** Start Records to process **

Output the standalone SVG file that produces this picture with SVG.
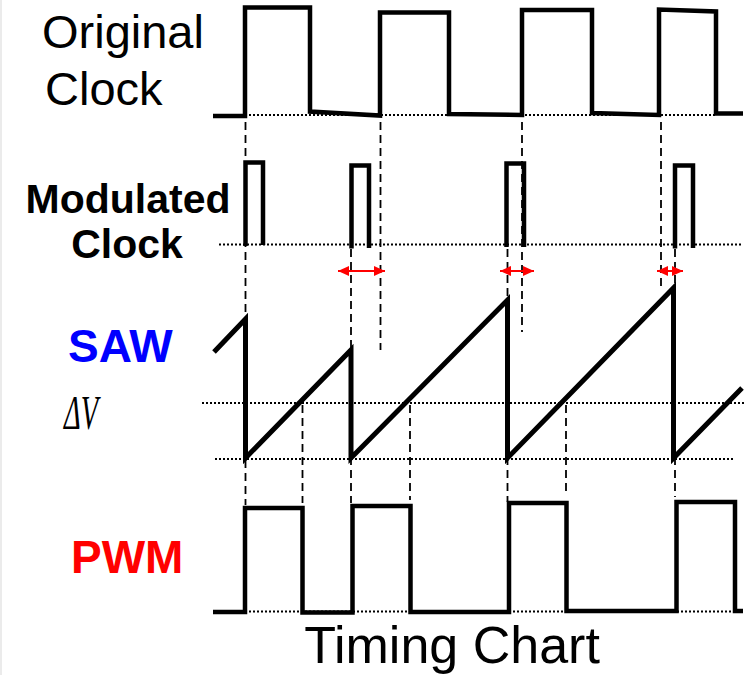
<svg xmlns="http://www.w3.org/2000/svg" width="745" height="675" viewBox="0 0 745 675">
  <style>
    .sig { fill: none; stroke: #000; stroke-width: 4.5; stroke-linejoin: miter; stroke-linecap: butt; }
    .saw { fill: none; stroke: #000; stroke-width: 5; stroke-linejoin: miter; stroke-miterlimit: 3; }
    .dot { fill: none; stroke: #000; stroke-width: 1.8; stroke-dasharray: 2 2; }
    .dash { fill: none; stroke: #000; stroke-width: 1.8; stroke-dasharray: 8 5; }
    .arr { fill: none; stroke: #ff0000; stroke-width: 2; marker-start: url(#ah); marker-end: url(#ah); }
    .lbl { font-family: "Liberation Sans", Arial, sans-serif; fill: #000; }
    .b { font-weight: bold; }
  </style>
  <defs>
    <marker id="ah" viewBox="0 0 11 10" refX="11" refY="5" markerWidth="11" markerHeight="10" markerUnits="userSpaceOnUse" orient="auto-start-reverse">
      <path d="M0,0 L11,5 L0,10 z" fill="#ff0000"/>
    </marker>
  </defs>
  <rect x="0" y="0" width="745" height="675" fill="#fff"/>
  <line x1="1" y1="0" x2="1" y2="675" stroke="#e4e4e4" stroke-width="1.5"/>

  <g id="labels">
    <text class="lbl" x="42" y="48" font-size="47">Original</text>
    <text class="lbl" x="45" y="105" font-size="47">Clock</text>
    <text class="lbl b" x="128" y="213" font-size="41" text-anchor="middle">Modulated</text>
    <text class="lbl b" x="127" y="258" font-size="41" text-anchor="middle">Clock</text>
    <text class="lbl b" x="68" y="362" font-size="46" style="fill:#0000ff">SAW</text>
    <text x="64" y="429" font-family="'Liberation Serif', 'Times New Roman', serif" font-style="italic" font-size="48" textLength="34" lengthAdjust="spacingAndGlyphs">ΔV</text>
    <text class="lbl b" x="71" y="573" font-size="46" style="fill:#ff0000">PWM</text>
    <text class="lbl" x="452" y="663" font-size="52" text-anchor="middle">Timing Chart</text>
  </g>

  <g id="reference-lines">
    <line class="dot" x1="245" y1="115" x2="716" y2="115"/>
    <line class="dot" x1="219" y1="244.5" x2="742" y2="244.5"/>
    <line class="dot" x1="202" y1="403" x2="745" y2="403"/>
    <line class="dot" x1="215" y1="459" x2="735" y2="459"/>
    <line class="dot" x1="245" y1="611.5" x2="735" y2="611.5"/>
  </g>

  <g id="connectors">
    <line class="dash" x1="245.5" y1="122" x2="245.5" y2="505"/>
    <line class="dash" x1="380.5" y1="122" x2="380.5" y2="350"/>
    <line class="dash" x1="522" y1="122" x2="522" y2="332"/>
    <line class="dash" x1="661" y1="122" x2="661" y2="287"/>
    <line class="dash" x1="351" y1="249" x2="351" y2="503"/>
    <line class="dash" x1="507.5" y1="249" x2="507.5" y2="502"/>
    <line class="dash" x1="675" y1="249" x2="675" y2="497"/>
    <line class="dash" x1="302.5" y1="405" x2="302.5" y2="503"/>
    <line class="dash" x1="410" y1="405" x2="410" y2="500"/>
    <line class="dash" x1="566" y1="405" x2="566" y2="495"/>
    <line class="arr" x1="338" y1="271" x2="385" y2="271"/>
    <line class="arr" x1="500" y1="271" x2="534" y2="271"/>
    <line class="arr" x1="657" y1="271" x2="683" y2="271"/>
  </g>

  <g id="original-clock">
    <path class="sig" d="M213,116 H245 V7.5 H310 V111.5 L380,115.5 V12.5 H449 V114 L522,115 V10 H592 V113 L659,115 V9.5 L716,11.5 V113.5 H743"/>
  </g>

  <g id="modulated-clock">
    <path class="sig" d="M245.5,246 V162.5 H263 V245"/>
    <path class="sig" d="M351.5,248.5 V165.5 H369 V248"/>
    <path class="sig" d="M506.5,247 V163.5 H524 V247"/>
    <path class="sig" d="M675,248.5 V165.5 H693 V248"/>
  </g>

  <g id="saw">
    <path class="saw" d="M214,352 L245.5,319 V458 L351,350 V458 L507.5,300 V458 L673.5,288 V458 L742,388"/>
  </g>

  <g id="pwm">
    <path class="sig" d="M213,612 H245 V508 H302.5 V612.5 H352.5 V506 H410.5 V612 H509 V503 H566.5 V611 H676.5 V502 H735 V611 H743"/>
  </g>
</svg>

** End Records to process **
** Start Records to process **

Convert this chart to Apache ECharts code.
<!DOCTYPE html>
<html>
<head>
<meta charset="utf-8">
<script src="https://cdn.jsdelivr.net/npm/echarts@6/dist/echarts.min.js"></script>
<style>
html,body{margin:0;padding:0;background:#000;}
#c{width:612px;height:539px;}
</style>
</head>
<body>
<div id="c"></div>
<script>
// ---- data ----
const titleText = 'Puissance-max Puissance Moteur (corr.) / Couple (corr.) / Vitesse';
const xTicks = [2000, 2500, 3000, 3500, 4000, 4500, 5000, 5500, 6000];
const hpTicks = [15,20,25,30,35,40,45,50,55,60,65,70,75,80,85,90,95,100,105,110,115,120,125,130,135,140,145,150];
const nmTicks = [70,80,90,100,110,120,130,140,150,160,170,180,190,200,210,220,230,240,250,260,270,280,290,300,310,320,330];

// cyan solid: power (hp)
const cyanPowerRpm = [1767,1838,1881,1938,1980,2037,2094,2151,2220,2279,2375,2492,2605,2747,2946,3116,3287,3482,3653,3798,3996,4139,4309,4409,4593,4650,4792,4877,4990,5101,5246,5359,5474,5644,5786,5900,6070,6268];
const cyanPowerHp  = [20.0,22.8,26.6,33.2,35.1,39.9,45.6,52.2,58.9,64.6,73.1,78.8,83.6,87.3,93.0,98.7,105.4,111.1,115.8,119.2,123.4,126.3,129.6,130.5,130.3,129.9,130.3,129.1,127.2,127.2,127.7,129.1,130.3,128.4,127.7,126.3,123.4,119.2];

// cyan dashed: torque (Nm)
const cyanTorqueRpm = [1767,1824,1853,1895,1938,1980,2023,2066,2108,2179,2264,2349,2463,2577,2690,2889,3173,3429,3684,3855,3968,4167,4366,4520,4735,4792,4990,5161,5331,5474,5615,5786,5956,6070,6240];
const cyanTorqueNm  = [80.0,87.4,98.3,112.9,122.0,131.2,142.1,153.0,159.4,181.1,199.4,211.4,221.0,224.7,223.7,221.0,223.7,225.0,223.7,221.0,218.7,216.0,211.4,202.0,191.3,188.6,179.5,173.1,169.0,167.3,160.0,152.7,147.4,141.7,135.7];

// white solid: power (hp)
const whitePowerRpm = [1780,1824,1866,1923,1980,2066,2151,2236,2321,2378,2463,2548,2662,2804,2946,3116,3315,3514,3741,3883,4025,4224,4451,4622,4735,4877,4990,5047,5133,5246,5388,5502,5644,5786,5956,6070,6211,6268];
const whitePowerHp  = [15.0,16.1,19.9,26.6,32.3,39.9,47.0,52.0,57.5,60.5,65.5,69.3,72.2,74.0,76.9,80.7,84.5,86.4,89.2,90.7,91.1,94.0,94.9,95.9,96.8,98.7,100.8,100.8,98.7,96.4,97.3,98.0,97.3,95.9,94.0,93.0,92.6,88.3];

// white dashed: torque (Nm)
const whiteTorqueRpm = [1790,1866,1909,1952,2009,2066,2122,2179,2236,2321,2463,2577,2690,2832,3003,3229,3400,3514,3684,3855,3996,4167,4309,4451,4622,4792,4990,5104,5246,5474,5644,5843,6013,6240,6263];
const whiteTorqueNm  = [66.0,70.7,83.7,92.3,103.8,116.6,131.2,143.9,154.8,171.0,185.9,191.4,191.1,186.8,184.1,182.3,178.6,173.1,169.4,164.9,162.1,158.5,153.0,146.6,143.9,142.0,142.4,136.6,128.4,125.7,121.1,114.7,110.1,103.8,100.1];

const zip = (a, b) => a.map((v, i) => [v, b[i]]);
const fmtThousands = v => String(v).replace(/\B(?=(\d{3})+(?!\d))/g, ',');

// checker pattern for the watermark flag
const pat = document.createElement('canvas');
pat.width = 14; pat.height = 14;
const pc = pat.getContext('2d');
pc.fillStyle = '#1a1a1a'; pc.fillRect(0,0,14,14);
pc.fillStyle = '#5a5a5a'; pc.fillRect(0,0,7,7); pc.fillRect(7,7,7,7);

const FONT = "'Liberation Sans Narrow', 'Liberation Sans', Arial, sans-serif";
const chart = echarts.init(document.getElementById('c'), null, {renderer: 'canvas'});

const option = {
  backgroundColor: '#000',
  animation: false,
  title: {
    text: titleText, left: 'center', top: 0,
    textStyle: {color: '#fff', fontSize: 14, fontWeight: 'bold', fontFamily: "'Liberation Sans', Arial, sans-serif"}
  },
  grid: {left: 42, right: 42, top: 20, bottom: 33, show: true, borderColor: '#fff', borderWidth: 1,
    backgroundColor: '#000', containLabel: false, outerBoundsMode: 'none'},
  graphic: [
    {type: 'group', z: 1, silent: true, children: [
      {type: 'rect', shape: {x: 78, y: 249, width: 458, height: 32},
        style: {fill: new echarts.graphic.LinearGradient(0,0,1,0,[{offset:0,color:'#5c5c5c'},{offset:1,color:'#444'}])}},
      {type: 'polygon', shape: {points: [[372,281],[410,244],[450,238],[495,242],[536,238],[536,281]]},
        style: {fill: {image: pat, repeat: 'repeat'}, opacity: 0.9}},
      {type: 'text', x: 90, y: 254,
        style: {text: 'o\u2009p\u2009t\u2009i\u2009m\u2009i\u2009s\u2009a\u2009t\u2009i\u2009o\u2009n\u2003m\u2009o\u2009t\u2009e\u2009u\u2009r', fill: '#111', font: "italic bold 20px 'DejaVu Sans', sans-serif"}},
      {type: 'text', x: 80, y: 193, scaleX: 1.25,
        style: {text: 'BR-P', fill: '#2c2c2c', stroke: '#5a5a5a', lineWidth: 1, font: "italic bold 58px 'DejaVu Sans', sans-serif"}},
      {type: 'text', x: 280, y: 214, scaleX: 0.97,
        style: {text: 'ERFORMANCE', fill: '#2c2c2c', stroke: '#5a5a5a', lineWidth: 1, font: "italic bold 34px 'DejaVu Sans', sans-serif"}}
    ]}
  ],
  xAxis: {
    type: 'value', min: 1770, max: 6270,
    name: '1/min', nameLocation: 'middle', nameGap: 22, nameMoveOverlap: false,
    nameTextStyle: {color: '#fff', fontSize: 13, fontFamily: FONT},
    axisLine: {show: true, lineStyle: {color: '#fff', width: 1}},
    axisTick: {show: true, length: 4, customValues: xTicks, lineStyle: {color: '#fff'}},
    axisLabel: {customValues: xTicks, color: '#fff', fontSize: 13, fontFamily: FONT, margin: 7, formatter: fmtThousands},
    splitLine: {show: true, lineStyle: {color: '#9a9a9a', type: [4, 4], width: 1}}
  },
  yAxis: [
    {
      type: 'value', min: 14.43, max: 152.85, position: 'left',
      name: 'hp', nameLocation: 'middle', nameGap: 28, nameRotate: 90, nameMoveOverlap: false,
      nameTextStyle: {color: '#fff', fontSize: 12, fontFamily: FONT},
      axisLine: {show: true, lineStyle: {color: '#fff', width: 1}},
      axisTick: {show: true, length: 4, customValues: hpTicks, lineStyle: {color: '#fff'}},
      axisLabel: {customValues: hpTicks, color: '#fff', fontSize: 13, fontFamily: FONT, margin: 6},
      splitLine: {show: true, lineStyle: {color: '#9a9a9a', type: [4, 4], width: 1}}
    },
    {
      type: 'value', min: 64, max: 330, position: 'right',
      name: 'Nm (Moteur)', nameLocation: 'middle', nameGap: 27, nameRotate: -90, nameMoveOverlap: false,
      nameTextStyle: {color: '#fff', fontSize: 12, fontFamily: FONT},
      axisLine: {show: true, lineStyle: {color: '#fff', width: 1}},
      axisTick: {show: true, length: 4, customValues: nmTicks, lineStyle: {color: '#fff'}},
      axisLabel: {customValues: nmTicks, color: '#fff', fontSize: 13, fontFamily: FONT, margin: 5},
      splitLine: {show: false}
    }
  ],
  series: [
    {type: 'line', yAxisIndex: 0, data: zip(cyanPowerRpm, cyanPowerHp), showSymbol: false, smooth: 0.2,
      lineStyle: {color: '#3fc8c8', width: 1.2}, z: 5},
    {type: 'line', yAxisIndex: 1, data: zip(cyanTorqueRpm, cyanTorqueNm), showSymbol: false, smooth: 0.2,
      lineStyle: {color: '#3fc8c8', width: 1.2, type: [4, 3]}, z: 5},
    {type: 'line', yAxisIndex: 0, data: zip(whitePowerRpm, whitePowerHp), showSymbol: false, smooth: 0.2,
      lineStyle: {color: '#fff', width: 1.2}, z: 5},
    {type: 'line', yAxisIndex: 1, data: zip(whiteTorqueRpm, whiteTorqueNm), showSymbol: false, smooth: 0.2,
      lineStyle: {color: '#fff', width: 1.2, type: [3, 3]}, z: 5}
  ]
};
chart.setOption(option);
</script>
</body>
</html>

** End Records to process **

* **Job**: Copy all lines above containing the string "this".

* **Solution**:
Output the standalone SVG file that produces this picture with SVG.
Convert this chart to Apache ECharts code.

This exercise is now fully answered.